===== SUPPLIED MATERIAL =====

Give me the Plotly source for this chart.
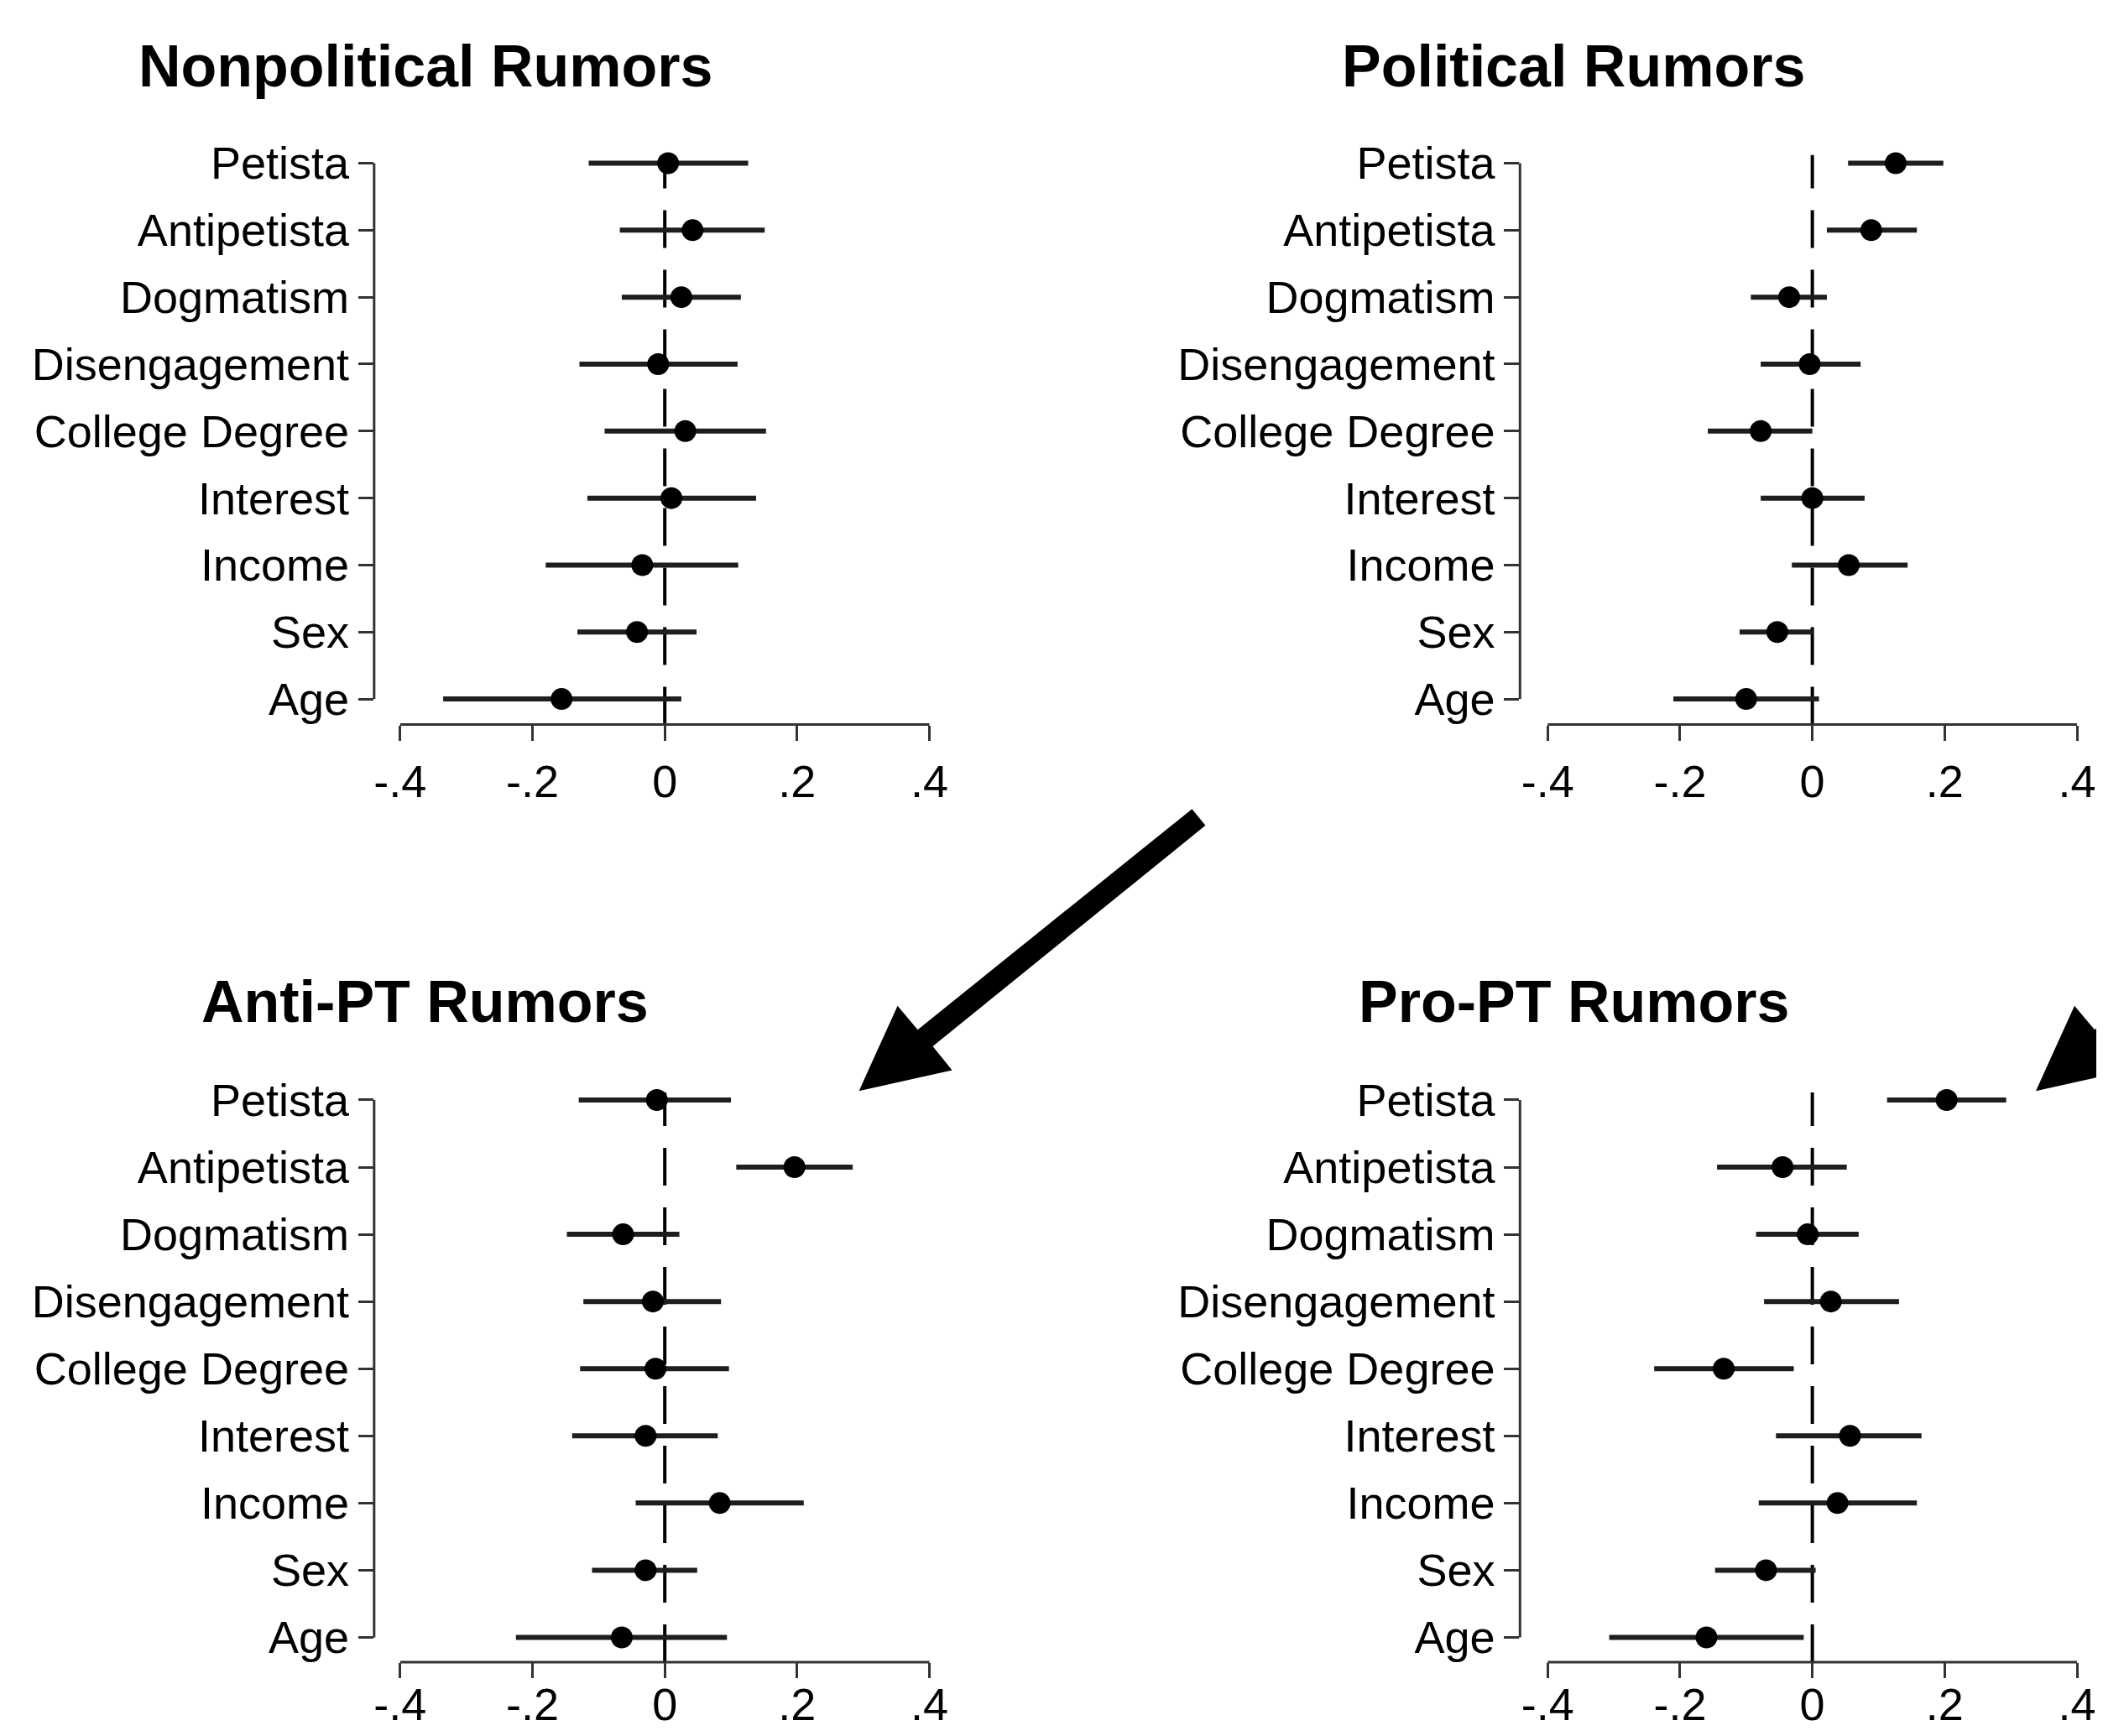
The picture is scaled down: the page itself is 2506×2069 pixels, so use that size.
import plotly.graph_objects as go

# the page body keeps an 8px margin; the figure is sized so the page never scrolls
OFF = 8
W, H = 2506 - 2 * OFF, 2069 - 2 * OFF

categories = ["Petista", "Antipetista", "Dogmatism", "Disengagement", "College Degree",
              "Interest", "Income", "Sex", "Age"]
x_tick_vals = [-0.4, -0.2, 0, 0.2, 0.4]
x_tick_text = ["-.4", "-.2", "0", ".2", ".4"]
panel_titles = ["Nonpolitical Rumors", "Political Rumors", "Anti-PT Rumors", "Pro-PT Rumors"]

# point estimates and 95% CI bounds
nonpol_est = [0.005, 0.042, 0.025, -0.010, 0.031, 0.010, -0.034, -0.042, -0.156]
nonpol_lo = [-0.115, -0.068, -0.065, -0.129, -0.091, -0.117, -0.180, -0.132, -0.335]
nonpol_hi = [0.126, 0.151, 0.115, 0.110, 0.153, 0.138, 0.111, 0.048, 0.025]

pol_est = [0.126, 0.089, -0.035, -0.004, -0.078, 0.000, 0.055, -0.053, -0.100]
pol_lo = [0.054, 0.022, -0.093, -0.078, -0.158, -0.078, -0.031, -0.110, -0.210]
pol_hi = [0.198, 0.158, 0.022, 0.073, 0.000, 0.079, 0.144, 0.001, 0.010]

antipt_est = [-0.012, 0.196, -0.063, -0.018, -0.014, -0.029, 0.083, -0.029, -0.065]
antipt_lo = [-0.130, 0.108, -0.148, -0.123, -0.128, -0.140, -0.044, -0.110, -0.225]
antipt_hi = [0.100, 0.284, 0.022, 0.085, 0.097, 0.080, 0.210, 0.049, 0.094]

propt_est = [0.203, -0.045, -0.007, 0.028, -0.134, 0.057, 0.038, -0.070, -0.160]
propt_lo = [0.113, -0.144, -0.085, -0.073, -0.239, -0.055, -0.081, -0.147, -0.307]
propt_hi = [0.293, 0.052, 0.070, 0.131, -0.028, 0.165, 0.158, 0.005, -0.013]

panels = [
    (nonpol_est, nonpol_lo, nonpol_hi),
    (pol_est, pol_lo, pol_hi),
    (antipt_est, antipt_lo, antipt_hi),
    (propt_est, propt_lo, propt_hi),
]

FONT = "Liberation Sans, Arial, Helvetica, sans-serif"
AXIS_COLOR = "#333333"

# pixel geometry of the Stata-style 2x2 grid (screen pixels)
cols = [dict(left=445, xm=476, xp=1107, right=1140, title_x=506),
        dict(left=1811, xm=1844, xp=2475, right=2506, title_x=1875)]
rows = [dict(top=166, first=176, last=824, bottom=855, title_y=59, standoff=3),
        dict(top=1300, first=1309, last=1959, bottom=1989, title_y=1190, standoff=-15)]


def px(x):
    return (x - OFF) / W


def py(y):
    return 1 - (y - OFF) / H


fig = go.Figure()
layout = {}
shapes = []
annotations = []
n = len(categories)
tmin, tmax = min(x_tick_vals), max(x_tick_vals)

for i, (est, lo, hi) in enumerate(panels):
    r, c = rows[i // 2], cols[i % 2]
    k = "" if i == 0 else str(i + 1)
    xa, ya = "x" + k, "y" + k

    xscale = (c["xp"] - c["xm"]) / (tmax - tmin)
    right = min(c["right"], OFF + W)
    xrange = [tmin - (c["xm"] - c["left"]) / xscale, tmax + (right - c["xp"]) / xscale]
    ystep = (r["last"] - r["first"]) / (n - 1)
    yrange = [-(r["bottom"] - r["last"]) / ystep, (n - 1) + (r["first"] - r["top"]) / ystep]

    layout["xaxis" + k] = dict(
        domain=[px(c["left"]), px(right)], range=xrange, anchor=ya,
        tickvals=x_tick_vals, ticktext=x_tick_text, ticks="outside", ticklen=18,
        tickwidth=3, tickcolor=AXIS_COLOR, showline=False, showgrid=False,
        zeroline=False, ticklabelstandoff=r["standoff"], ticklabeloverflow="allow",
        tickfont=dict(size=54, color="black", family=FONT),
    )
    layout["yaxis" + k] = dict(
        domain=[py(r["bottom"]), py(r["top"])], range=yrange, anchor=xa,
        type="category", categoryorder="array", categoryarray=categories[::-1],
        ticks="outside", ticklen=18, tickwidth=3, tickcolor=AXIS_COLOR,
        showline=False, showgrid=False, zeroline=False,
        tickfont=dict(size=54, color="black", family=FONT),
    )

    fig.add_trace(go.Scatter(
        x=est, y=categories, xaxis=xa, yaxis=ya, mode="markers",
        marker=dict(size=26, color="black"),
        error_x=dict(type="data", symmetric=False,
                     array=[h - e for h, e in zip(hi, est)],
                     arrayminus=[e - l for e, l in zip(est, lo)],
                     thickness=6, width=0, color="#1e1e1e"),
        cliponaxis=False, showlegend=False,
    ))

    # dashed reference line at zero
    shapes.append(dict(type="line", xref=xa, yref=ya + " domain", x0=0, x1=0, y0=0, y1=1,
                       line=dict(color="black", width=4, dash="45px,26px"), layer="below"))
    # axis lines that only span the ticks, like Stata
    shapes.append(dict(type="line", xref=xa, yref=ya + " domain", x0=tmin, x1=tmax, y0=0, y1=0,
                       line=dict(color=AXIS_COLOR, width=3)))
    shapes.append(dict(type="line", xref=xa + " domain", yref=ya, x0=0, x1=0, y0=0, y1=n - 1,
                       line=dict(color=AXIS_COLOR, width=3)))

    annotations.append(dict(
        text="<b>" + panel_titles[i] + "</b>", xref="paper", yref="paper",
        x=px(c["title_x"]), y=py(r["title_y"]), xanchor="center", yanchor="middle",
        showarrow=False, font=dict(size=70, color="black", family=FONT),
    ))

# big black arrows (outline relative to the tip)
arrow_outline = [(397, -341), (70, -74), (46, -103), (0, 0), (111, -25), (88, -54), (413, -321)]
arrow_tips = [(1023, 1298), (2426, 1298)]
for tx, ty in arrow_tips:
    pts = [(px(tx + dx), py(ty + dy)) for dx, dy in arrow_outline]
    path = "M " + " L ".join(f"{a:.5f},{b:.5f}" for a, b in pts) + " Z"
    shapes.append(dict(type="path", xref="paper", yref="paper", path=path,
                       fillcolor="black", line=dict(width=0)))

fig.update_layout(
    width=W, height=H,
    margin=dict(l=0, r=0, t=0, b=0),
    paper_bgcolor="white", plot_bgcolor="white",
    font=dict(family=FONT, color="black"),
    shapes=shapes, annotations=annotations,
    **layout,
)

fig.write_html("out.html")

=====

#### SHORT EXERCISE:
Repeat, unchanged, every line from the one that contains "The picture is" to the one that contains "W, H = 2506 - 2 * OFF, 2069 - 2 * OFF", including both, and no other line.

#### COMPLETED TASK:
The picture is scaled down: the page itself is 2506×2069 pixels, so use that size.
import plotly.graph_objects as go

# the page body keeps an 8px margin; the figure is sized so the page never scrolls
OFF = 8
W, H = 2506 - 2 * OFF, 2069 - 2 * OFF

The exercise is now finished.